Reese's Bus Stop Soliloquy was performed during Black History Month last February. The play tells the story of a young African-American man and a young Korean man that have been sitting at the same bus stop for over a year and, yet, have never spoken. The play portrays their internal thoughts and stereotypes. This year Bus Stop Soliloquy has been turned into a film directed by Oscar-winning filmmaker and Hugh O. LaBounty fellowship endowee Saul Landau. The effort, produced by Martina Newberry, was marketed to PBS and BET.
Reese has just finished a second script, Black Jack Chameleon. It will be workshopped this year at Kaleidoscope, the theatre department's production during intercultural week.
This summer, Reese also began working on a book, Crossing Cultures: Penetrating the Bubble of Mistrust.
A board game version of the program has also been developed and is awaiting a manufacturer.
The program moved to Cal Poly Pomona in the summer of 1997, and we've gotten fantastic support from the president {and} Dean Barbara Way, Reese said.
Reese has seen the power of the Colorful Flags program in his own life.

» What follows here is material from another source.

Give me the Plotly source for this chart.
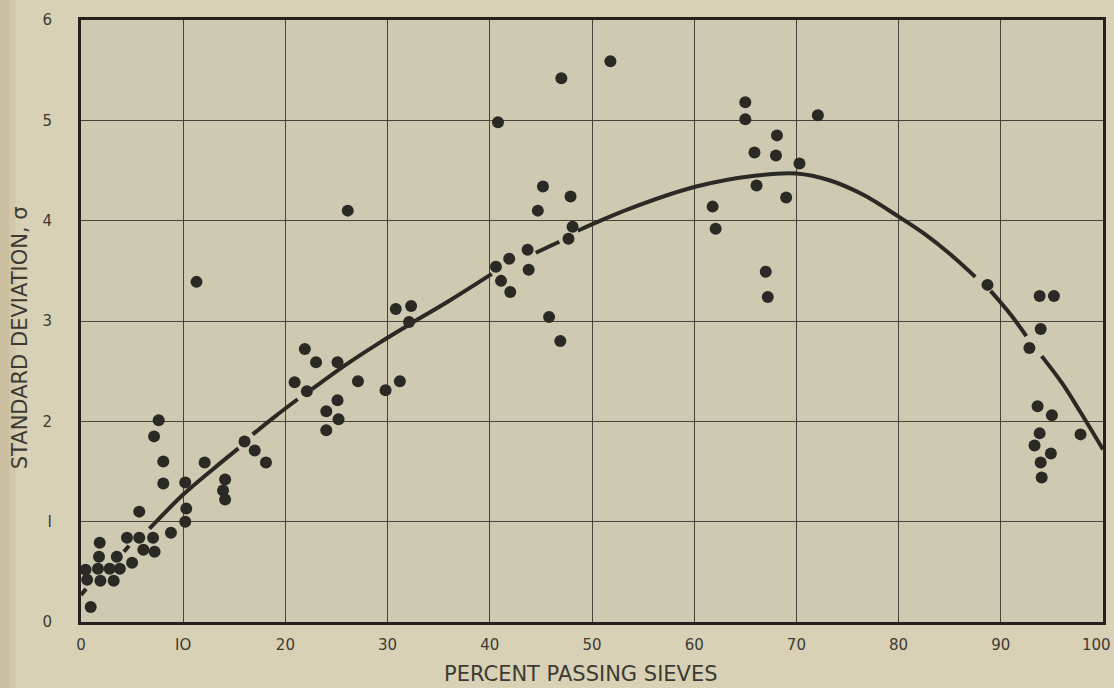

I dropped my car off at the auto mechanic in South Central Los Angeles to an elderly Korean gentlemen, Reese said. I came to him about four hours later, and I asked him if he had serviced my transmission. He said `Yes.' I asked him if he had serviced my muffler. He said,'Yes.' Then I looked him in his eyes, and I put my hand out, and then I said `Comop sin me dah,' than you in Korean. Well, first his mouth dropped open. Then his eyes started to water, because he had never heard an American, let alone an African-American, attempt to speak his language. He didn't care about my syntax, my grammar, my mechanics. The only thing he cared about was that I was using the most intimate vehicle that he know his language- to show him that I care something about him and his culture.